Indeed, for anybody who has relied on public transport across the city after the evening rush hour, the writing has been on the wall for many months.
There is a sign on one of the Stagecoach vehicles which caters for passengers on the 15A service, who live in Airyhall and Countesswells.
It reads: “NHS Grampian is going smoke free in 2015.” Which doesn’t exactly inspire confidence that these buses aren’t living in the past.
Even at the moment, prior to any further cuts being enforced, the service is patchy and the prices exorbitant.
Anybody who might be thinking of travelling to Aberdeen city centre for a concert, arts event, or restaurant booking, has pretty much to rely on taxis from early at night.

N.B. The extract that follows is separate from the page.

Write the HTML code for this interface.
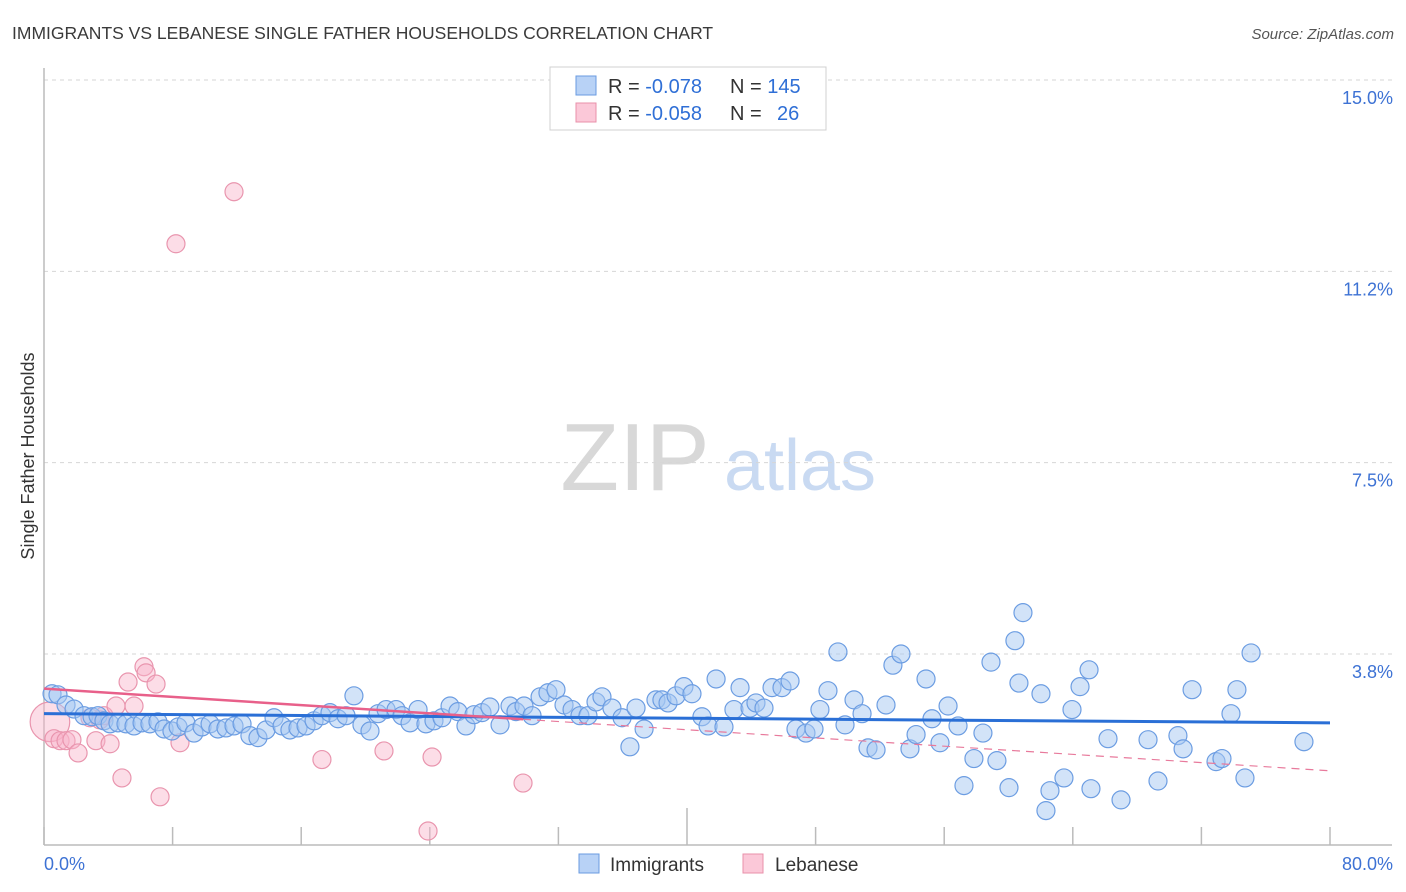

During the week, the draughty, clanking 15A buses only run once an hour from 8pm onwards. On Sundays, they don’t run at all.
If you live in Countesswells, a region where 3,000 new homes are being constructed, it’s as if nobody has done any joined-up thinking to prepare for the significant population increase.
And this is happening at the same time as the local authority is urging the public to be more environmentally conscious.
Several residents have told me they would like the council to take back control of the buses in Aberdeen. But that isn’t likely to happen, given the financial constraints on officials in the north east.
So the buck-passing continues, the malady lingers on and it’s the public who suffer, especially students and elderly residents or those who fancy some social refreshment and choose to leave their cars at home.
Perhaps the people making these decisions should witness the difficulties they cause first-hand.
Because, believe me, Union Street isn’t an ideal loitering place when you are attempting to get home from work at 9pm as the nights draw in, let alone in the wilds of winter.